__Supplied records__.
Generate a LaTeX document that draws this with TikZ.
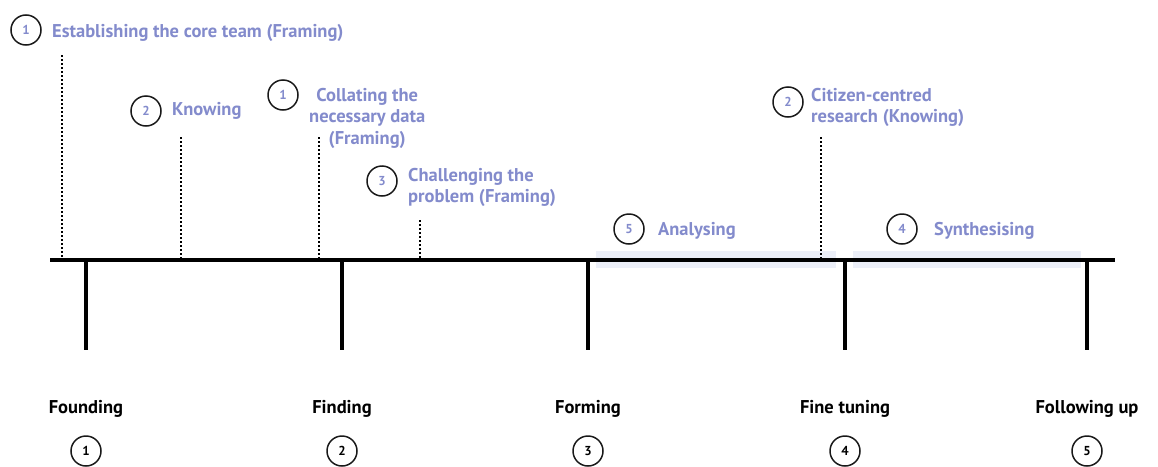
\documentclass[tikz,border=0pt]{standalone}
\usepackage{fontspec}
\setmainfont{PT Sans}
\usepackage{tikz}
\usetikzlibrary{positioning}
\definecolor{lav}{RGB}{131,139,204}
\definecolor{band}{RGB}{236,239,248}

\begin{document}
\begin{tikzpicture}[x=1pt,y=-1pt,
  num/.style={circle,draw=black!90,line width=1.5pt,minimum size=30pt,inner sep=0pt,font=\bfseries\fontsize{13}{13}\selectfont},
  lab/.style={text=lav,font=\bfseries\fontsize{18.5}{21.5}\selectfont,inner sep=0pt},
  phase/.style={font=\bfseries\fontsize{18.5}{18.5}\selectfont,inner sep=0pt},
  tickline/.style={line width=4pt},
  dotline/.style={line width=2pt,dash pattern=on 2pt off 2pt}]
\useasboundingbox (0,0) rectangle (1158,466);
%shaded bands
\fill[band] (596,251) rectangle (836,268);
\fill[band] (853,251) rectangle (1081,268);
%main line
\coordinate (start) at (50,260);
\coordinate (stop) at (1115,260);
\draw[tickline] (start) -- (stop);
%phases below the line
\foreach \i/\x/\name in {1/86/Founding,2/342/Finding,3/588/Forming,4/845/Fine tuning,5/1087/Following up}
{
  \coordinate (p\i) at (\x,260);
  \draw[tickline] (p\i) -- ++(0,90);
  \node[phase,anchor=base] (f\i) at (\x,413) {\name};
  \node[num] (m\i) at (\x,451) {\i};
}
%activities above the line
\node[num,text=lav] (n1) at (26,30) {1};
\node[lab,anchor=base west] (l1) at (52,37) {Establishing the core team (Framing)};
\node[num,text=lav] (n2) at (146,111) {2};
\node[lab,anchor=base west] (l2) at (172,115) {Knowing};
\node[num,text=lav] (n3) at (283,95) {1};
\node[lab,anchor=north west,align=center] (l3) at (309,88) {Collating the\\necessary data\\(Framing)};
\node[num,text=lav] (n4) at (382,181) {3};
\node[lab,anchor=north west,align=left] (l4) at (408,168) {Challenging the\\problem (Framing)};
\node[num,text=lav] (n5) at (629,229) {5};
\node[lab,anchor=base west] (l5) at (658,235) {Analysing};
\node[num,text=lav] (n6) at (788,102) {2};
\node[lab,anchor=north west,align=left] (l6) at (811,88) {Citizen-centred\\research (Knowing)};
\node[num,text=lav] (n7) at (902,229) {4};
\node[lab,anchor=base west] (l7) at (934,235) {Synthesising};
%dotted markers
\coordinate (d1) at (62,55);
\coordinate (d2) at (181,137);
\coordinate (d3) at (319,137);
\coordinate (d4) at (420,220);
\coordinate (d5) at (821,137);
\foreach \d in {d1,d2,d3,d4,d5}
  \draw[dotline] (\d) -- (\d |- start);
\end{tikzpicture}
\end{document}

==

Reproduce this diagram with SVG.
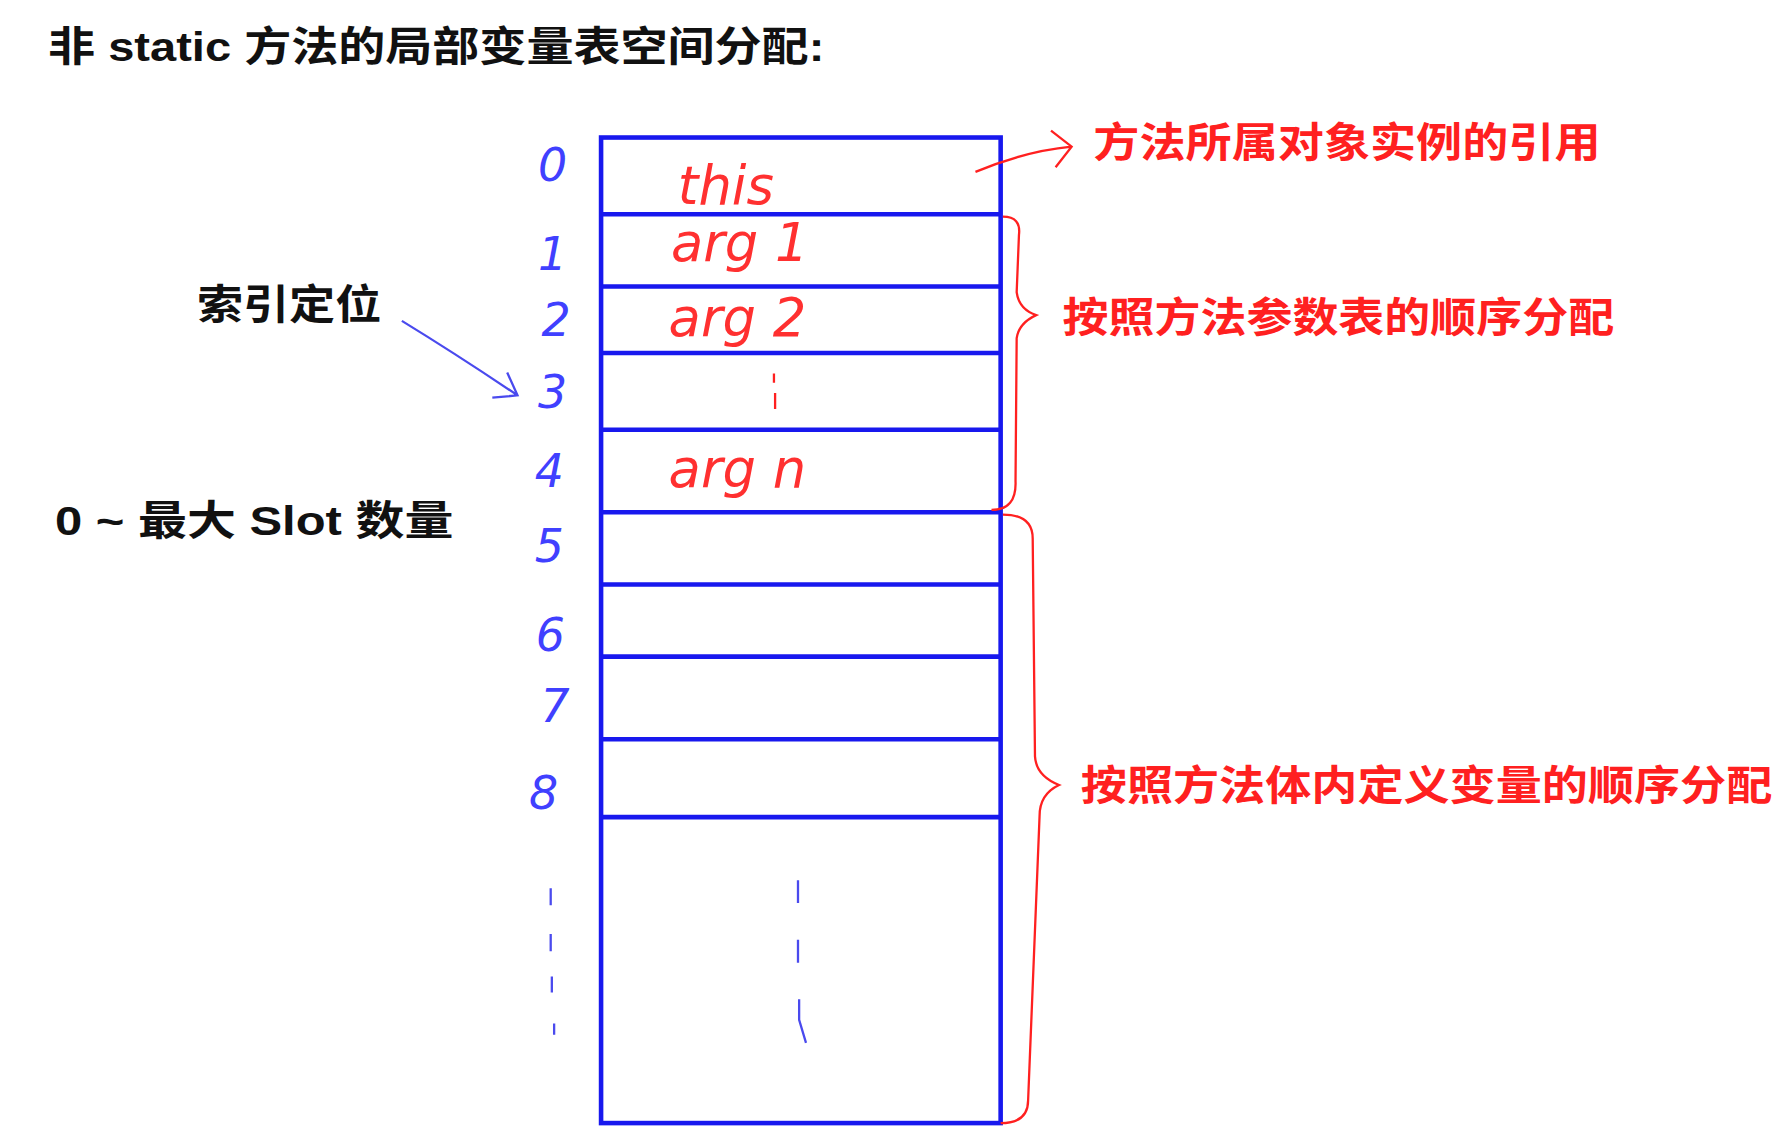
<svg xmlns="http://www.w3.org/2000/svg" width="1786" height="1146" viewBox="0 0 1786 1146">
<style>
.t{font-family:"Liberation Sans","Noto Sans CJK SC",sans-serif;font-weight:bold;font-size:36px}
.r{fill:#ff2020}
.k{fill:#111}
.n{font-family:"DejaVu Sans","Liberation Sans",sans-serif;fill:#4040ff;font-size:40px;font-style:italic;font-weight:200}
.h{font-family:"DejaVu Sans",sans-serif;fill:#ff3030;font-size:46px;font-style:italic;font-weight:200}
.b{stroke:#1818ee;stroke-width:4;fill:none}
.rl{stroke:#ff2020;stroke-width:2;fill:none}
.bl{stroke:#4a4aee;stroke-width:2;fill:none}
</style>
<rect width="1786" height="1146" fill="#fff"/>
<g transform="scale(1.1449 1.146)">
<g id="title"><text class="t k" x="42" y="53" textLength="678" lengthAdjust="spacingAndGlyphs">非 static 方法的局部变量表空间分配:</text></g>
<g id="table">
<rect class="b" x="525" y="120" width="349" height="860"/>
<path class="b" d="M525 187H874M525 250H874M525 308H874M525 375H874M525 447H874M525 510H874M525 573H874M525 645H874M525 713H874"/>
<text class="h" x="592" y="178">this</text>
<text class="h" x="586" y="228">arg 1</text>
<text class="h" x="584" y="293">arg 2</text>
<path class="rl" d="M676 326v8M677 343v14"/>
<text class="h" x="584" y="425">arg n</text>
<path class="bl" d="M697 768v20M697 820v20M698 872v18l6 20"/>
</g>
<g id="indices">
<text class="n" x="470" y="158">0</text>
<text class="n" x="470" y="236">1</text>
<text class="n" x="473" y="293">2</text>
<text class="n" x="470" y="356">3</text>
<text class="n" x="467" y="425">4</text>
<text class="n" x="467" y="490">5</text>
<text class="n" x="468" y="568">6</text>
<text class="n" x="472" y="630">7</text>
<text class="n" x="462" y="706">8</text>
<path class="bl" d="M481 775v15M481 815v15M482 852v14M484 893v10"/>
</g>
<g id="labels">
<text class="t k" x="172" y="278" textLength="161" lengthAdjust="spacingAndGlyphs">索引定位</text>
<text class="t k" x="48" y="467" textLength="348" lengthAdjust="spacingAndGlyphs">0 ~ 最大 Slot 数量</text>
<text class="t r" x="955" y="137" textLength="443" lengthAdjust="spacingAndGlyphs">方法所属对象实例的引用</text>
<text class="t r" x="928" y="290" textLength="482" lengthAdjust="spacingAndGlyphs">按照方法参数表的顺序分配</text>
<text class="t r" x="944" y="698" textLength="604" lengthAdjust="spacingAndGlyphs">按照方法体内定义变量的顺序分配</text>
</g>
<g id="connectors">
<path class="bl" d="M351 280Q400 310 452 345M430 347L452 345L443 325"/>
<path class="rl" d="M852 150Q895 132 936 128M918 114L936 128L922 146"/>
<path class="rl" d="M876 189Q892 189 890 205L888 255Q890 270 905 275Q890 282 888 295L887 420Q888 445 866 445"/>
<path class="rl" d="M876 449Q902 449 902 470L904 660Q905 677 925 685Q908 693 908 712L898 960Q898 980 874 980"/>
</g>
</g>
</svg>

---

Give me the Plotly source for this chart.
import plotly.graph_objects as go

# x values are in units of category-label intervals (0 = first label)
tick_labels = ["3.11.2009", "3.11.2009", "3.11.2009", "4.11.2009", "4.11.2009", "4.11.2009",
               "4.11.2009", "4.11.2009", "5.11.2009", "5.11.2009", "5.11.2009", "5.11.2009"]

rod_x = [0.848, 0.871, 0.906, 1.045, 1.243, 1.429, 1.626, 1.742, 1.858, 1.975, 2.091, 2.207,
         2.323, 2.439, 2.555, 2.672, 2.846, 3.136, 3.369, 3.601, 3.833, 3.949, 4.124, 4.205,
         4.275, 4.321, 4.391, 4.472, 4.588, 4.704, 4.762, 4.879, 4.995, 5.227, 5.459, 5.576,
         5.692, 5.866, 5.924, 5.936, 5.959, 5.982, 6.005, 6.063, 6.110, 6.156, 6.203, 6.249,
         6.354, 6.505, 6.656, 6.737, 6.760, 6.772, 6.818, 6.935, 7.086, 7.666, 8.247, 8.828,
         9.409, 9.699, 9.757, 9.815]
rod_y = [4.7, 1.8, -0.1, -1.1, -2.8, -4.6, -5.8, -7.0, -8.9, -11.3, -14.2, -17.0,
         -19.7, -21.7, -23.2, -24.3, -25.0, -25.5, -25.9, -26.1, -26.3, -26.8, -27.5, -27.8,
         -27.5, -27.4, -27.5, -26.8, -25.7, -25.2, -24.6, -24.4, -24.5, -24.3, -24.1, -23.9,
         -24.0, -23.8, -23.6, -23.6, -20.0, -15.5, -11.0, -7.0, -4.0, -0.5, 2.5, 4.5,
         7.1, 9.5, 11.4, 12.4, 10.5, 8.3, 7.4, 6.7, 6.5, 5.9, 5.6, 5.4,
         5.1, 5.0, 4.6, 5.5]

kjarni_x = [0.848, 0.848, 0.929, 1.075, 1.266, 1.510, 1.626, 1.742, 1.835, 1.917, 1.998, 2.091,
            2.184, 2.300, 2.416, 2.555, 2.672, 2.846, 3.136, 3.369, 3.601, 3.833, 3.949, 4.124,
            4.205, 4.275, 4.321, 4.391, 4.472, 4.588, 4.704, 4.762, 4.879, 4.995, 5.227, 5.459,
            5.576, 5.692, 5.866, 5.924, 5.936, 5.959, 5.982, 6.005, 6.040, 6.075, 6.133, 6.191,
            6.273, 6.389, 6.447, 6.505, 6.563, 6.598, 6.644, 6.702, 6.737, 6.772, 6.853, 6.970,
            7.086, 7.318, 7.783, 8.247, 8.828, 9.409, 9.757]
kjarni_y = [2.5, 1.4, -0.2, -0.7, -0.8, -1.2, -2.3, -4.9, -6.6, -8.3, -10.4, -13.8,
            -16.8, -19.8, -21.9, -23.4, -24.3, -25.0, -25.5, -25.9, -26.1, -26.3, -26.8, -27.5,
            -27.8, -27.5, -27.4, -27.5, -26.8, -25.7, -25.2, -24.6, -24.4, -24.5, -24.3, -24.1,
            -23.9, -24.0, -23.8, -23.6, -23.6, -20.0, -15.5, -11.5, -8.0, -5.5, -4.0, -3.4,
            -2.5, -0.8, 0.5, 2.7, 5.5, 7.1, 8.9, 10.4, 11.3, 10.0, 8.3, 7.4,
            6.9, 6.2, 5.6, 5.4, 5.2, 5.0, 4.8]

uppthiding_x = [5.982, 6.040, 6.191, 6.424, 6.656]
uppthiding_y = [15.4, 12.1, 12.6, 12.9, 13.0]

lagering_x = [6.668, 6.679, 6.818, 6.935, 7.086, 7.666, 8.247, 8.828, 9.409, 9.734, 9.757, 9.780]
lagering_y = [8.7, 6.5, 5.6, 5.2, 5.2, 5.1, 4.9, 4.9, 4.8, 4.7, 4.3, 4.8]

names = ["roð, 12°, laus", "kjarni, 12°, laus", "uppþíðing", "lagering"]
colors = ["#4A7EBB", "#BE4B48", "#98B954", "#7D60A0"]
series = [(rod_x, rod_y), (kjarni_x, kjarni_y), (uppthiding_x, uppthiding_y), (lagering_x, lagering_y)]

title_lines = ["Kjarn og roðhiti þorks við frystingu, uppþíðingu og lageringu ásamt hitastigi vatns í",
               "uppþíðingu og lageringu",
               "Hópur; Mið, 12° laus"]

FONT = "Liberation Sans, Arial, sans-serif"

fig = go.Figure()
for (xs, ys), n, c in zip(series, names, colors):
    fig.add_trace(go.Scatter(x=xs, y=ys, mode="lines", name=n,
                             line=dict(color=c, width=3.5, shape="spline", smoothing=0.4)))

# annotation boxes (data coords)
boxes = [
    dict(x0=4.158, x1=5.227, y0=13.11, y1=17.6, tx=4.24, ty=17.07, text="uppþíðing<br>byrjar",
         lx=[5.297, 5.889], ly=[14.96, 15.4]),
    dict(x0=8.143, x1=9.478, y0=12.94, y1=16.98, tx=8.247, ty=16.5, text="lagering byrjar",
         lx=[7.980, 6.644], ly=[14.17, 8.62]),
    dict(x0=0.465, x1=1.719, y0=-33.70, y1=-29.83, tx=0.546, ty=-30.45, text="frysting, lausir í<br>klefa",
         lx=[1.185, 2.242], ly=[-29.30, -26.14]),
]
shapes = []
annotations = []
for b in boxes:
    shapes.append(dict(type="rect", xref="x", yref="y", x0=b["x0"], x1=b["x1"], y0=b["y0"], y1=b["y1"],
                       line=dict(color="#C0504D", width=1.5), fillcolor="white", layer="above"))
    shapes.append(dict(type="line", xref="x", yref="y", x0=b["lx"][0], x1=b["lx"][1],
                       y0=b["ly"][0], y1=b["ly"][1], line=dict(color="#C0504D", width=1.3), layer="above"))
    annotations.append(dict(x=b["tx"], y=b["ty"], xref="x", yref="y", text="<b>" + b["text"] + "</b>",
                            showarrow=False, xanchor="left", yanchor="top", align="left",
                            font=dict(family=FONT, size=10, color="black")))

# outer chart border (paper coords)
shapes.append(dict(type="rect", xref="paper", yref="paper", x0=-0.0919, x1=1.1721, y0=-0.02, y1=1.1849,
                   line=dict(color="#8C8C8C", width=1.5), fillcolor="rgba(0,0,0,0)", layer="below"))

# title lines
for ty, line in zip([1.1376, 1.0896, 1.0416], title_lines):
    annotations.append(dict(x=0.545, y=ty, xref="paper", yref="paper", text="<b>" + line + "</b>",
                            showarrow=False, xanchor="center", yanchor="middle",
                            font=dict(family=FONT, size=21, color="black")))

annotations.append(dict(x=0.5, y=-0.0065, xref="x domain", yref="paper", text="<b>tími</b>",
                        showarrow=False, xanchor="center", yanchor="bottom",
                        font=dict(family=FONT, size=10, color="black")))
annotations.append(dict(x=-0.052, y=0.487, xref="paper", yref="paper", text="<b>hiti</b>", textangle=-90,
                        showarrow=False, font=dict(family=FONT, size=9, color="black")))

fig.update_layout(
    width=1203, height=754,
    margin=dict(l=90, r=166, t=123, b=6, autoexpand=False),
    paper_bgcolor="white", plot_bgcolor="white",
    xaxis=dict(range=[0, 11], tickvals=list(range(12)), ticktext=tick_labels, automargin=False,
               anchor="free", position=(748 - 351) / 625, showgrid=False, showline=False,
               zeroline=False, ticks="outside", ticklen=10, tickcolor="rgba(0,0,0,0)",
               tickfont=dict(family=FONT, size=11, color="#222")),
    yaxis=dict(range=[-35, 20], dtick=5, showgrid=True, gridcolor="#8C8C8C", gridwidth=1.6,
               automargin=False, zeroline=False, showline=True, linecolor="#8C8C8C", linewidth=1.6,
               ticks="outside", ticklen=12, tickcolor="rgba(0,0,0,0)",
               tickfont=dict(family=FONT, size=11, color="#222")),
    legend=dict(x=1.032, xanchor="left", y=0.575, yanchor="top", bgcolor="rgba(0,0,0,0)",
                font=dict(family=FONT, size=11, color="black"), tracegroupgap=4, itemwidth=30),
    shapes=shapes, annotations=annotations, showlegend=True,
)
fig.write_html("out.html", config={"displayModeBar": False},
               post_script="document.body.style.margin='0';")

__What you have to do__. Note how many lines of the material contain the string "with". Then report that number by itself.

__Final result__. 2